# no subscription



## aerojim (Mar 21, 2009)

I am new to TIVO - just bought a model TCD540080 at a garage sale - so cheap I could not pass it up! I do not want to subscribe to the service, I just want to use it manually. Any suggestions?
Thanks.


----------



## SeanC (Dec 30, 2003)

Yes, pay for the service, otherwise use the (new to you) tivo as a doorstop.


----------



## classicsat (Feb 18, 2004)

Read. A lot.

You will find that:

The TiVo software belongs to TiVo. Your use of it is subject their terms of service, which means you must subscribe to the service to use most of the features of the software, including some thay directly "take" nothing from TiVo's "service".
This forum respects TiVos right to that subscription and the sanctity of the service.
to date, nobody has written an alternative DVR software for any of the TiVo models.
If you think you can justify making a TiVo's subscription features work without a subscription, keep it to yourself or take it elsewhere. There is no justification here for such.


----------



## robomeister (Feb 4, 2005)

Classicsat, 

Excellent response. This should be the response for every attempt to use a TiVo without a subscription.

Robomeister


----------



## aerojim (Mar 21, 2009)

Thanks to all of you - being new I had no idea about these restrictions.


----------



## mstover111 (Mar 30, 2009)

yea it would have been nice of the ahole to tell me about the subscription when I bought it from radio shack. Not only did they not tell me but they used it as a demo so I might owe Tivo???? I don't friggin think so. Going to buy a DVR and throw this through Radio Shacks window. What a ripoff !!!!!


----------



## eddielives (Nov 29, 2007)

mstover111 said:


> yea it would have been nice of the ahole to tell me about the subscription when I bought it from radio shack. Not only did they not tell me but they used it as a demo so I might owe Tivo???? I don't friggin think so. Going to buy a DVR and throw this through Radio Shacks window. What a ripoff !!!!!

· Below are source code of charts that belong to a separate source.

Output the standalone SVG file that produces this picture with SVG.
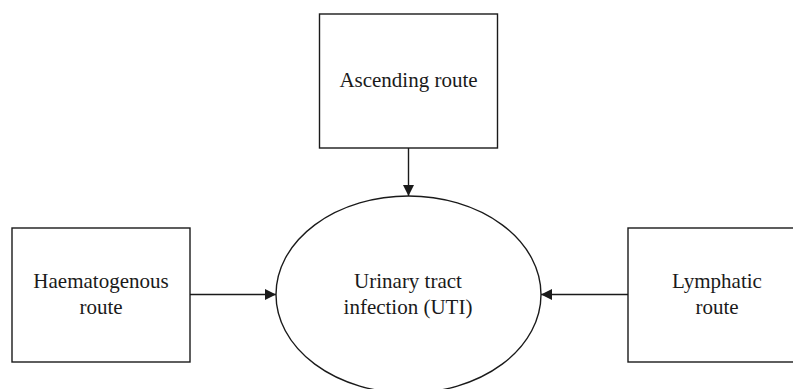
<svg xmlns="http://www.w3.org/2000/svg" width="793" height="389" viewBox="0 0 793 389">
<style>
.box{fill:#fff;stroke:#1a1a1a;stroke-width:1.4}
.lbl{font-family:"Liberation Serif","Times New Roman",serif;font-size:21px;fill:#1a1a1a;text-anchor:middle}
.edge{stroke:#1a1a1a;stroke-width:1.4;fill:none}
</style>
<defs>
<marker id="ah" markerWidth="12" markerHeight="12" refX="11" refY="6" orient="auto" markerUnits="userSpaceOnUse">
<path d="M0,0.5 L11,6 L0,11.5 Z" fill="#1a1a1a"/>
</marker>
</defs>
<rect width="793" height="389" fill="#fff"/>
<g id="connectors">
<line class="edge" x1="408.5" y1="148" x2="408.5" y2="196" marker-end="url(#ah)"/>
<line class="edge" x1="190" y1="294.5" x2="276" y2="294.5" marker-end="url(#ah)"/>
<line class="edge" x1="628" y1="294.5" x2="541" y2="294.5" marker-end="url(#ah)"/>
</g>
<g id="ascending">
<rect class="box" x="319.5" y="14" width="178" height="134"/>
<text class="lbl" x="408.5" y="87">Ascending route</text>
</g>
<g id="uti">
<ellipse class="box" cx="408.5" cy="294.5" rx="132.5" ry="98.5"/>
<text class="lbl" x="408" y="288">Urinary tract</text>
<text class="lbl" x="408" y="313.5">infection (UTI)</text>
</g>
<g id="haematogenous">
<rect class="box" x="12" y="228" width="178" height="134"/>
<text class="lbl" x="101" y="288">Haematogenous</text>
<text class="lbl" x="101" y="314">route</text>
</g>
<g id="lymphatic">
<rect class="box" x="628" y="228" width="178" height="134"/>
<text class="lbl" x="717" y="288">Lymphatic</text>
<text class="lbl" x="717" y="314">route</text>
</g>
</svg>
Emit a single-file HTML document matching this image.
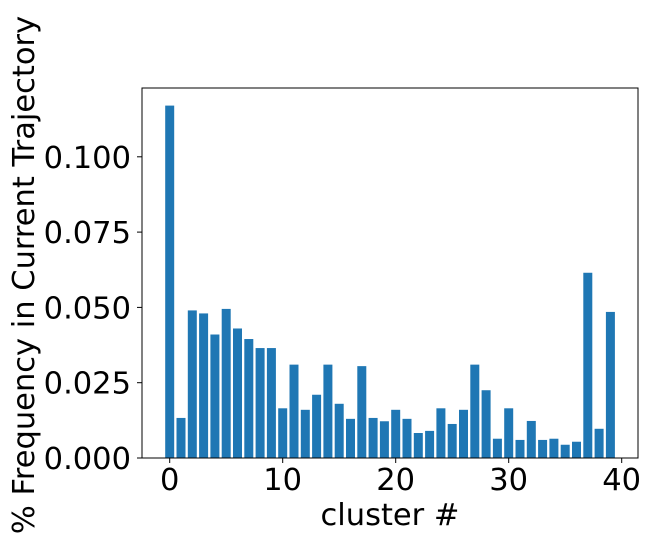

I believe RS has a return policy. Also, you might have thought to do a little reasearch before pulling the trigger. Where are you going to get a DVR without some sort of fees attached? Maybe you meant "Going to go buy a *VCR*..."

Don't go away mad... Just go away.


----------



## unclemoosh (Sep 11, 2004)

The troll got you. Radio Shack doesn't sell TiVo.


----------



## toddinmd (Dec 8, 2004)

whoops..... posted to the wrong thread.


----------